Some of these caveats are already solved, openly discussed, or under active research. For example, even the most enthusiastic proponents of formalized mathematics do not claim absolute certainty from the results of formalization—merely a reliability “orders of magnitude larger than if one had just used human minds” (Wiedijk [2007], p. 1). And at least the problem of incompleteness can be avoided by requiring that proof assistants only check proof ideas given by a person, thereby reducing the risk of spinning into an endless loop. However, it is still an open question how long the other issues will remain significant limiting factors on the widespread use of proof assistants in everyday mathematical practice.
4. The Ug…
The pursuit of formally verified mathematics throws up deep and exciting questions, but also potentially faces severe limitations. In some articles in this blog, I will discuss aspects of proof assistants and mathematical formalization, highlighting particularly interesting or controversial ideas where they appear. In the next post, I’ll look more closely at Wiedijk’s [2007] paper “Formal proof – getting started”, which investigates how the Law of Quadratic Reciprocity, a deep theorem of elementary number theory, is formalized in two different proof assistants: Mizar and HOL Light.
REFERENCES
Avigad, J. and Harrison, J. Formally verified mathematics. Communications of the ACM, Vol. 57, No. 4, pp. 66-75. 2014.
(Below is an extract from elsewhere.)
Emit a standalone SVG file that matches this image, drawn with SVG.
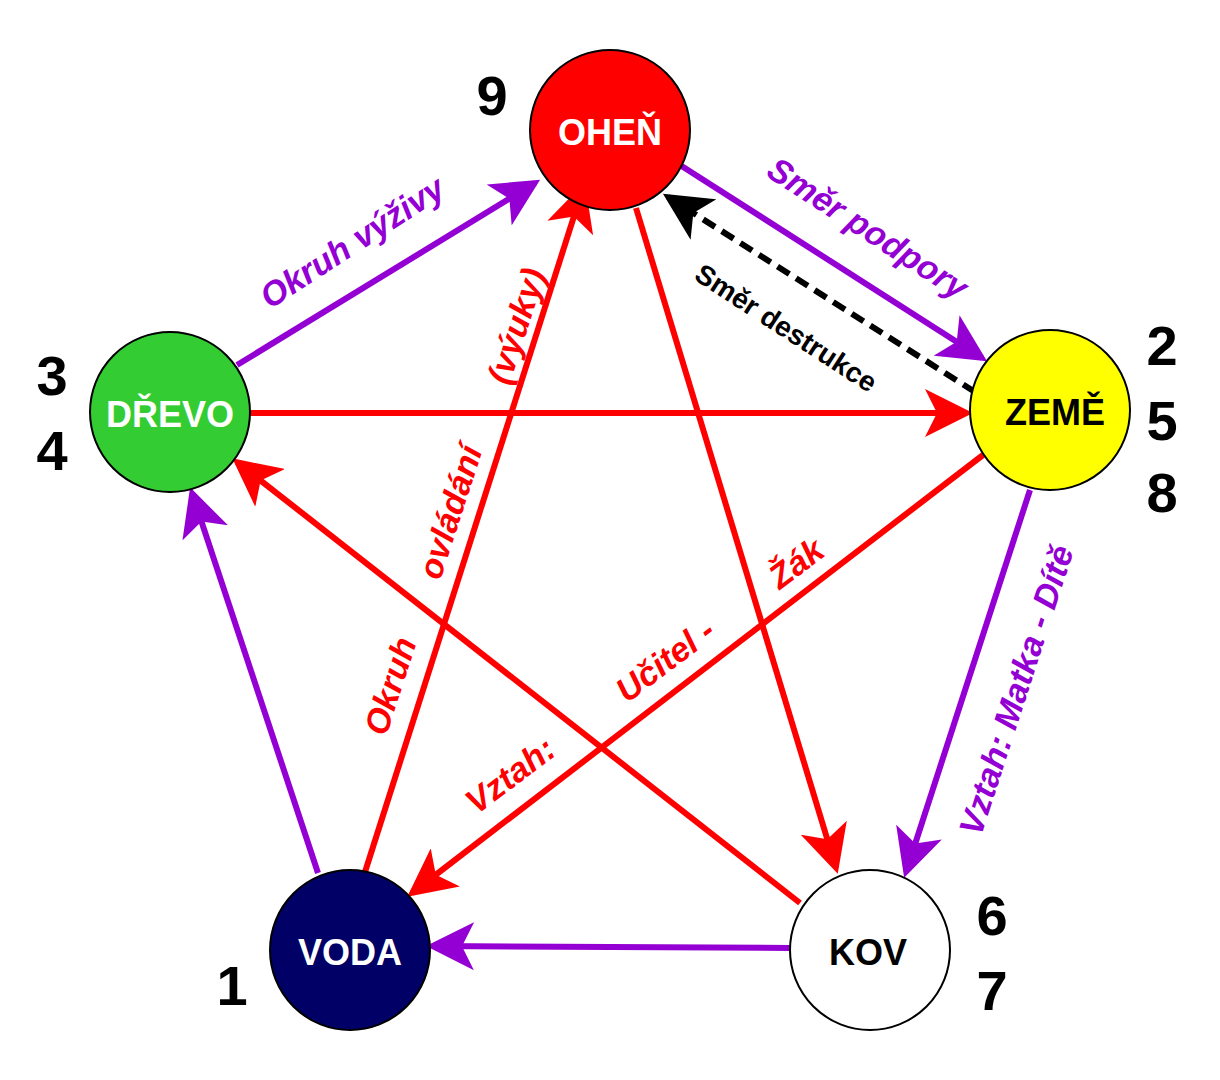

Thurston, W.P. On proof and progress in mathematics. Bulletin of the AMS, Vol. 30, No. 2, pp. 161-177. 1994.
Tymoczko, T. The four-color problem and its philosophical significance. The Journal of Philosophy, Vol. 76, No. 2, pp. 57-83. 1979.
Homotopy Type Theory: Univalent foundations of mathematics. The Univalent Foundations Program, 2013. http://homotopytypetheory.org/book/.
Wiedijk, F. Formal proof – getting started. Notices of the AMS, Vol. 55, No. 1, pp. 1408-1414. 2007.